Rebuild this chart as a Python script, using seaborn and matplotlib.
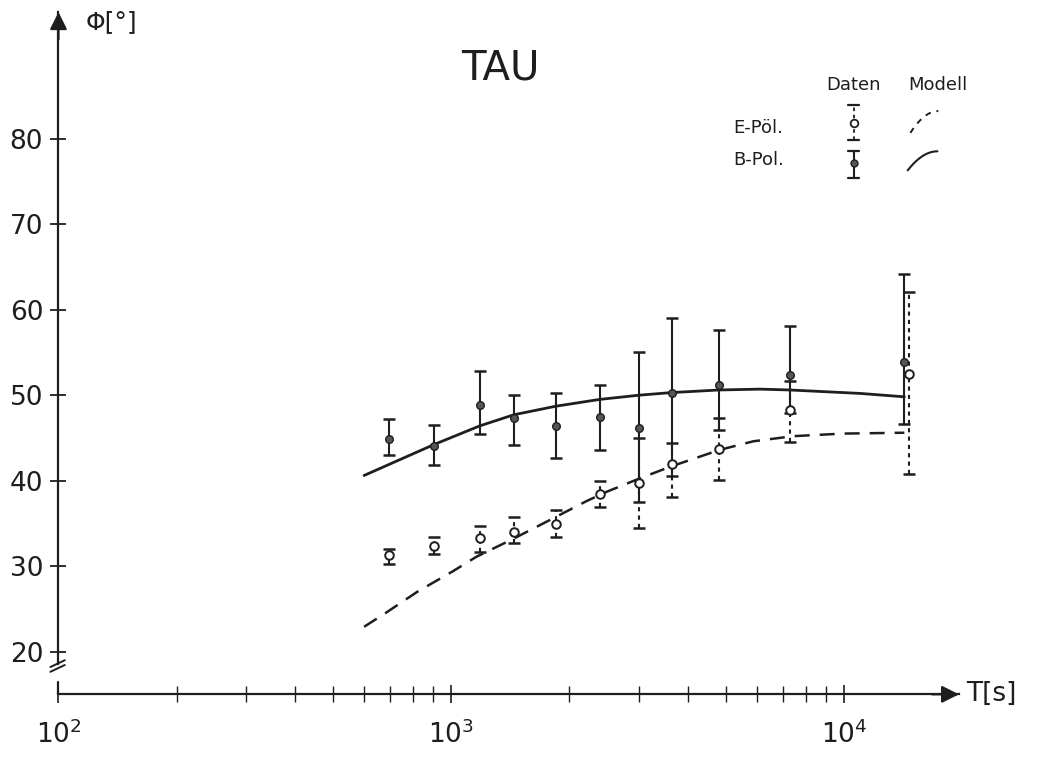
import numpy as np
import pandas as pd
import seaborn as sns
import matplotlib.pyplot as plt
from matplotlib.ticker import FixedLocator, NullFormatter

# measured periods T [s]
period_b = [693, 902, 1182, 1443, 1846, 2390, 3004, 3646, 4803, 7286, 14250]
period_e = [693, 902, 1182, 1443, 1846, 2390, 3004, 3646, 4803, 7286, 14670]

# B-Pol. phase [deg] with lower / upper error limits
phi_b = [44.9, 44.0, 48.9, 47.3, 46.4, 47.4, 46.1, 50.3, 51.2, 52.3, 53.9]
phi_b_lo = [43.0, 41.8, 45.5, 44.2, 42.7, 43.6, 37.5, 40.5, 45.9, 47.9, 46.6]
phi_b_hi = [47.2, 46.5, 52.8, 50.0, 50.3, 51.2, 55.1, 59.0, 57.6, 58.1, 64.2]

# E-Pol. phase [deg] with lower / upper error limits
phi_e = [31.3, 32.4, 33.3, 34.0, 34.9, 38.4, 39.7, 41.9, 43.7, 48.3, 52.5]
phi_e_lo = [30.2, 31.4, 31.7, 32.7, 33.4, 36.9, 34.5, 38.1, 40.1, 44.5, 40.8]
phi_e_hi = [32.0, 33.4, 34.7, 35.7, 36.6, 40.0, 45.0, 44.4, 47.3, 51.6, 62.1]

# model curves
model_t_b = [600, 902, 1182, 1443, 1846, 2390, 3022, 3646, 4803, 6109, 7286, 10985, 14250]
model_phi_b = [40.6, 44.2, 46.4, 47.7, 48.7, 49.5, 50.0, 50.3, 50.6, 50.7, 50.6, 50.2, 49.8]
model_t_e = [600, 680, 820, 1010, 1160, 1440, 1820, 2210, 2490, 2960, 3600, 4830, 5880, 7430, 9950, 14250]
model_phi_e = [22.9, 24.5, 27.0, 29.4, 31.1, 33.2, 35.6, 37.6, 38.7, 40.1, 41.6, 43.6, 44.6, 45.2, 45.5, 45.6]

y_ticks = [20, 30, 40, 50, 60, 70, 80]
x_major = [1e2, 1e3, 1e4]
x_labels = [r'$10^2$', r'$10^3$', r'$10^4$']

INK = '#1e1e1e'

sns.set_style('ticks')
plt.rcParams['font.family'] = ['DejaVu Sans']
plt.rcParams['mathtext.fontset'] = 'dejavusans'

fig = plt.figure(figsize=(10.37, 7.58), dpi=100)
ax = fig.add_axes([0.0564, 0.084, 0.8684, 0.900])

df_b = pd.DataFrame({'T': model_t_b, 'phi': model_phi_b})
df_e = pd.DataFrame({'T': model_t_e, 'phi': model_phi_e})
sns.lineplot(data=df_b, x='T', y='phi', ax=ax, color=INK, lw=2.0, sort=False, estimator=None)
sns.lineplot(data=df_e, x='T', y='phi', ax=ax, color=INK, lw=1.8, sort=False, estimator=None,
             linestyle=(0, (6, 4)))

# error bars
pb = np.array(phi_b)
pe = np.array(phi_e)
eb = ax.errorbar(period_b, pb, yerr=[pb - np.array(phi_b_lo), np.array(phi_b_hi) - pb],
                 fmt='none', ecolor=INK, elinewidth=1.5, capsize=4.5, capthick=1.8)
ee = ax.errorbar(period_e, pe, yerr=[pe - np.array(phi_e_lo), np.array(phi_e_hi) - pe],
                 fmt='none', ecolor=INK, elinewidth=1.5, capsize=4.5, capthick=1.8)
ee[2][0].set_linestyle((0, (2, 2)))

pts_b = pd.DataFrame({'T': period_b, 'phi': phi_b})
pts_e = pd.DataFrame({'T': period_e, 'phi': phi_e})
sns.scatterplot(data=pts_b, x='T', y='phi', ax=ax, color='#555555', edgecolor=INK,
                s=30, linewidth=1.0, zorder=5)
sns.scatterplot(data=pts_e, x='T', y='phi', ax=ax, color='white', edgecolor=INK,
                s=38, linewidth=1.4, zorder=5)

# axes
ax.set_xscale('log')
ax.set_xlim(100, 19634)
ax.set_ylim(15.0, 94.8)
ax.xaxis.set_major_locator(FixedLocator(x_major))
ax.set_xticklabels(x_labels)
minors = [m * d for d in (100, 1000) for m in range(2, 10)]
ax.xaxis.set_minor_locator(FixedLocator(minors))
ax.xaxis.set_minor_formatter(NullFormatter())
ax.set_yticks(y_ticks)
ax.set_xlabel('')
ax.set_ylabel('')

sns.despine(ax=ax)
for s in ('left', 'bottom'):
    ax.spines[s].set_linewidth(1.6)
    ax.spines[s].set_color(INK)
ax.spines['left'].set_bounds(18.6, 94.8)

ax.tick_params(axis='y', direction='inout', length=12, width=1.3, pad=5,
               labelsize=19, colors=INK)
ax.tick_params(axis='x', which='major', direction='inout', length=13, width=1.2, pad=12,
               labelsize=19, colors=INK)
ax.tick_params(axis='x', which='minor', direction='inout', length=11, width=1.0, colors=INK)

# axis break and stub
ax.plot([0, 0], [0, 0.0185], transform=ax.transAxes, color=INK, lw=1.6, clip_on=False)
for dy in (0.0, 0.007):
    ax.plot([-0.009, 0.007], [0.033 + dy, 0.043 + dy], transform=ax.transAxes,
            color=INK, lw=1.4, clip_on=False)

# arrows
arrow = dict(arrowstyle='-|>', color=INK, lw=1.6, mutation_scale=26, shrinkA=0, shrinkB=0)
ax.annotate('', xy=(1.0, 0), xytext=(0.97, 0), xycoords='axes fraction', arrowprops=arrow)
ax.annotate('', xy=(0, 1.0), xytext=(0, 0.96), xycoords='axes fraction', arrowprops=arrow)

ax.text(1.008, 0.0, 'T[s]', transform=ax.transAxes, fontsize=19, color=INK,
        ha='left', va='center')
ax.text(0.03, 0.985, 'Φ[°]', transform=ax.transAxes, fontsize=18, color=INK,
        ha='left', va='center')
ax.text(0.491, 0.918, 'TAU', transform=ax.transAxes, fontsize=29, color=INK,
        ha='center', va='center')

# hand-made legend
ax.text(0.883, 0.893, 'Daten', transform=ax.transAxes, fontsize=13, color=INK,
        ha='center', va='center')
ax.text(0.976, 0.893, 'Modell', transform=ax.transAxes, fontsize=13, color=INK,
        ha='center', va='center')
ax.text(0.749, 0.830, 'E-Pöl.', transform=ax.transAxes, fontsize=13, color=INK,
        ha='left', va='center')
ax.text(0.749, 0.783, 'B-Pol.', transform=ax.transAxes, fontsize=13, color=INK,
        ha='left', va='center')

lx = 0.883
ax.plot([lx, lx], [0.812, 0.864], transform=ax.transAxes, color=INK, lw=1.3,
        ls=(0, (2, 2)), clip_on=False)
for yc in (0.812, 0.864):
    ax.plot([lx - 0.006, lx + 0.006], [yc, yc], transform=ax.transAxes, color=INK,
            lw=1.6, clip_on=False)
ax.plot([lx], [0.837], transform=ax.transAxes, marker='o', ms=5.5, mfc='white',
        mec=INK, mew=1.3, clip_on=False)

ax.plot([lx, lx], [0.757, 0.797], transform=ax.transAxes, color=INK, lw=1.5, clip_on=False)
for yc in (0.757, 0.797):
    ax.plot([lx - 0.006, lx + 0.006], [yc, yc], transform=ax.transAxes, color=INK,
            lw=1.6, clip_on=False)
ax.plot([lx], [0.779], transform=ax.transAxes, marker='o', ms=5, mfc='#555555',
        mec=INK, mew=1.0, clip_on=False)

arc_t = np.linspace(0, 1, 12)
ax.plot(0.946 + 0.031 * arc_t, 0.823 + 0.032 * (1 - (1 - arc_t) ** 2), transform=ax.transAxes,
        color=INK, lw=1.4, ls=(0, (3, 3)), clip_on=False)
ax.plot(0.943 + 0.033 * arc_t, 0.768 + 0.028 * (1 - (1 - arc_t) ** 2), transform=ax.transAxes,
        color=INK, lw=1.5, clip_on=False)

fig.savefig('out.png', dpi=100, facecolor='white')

──────────────────────────────

| DIRECTIONS FOR THIS TASK |
Output exactly the span of lines from the top of the listing through the line holding "from matplotlib.ticker import", and leave every picture out.

| ANSWER TO THIS EXERCISE |
Rebuild this chart as a Python script, using seaborn and matplotlib.
import numpy as np
import pandas as pd
import seaborn as sns
import matplotlib.pyplot as plt
from matplotlib.ticker import FixedLocator, NullFormatter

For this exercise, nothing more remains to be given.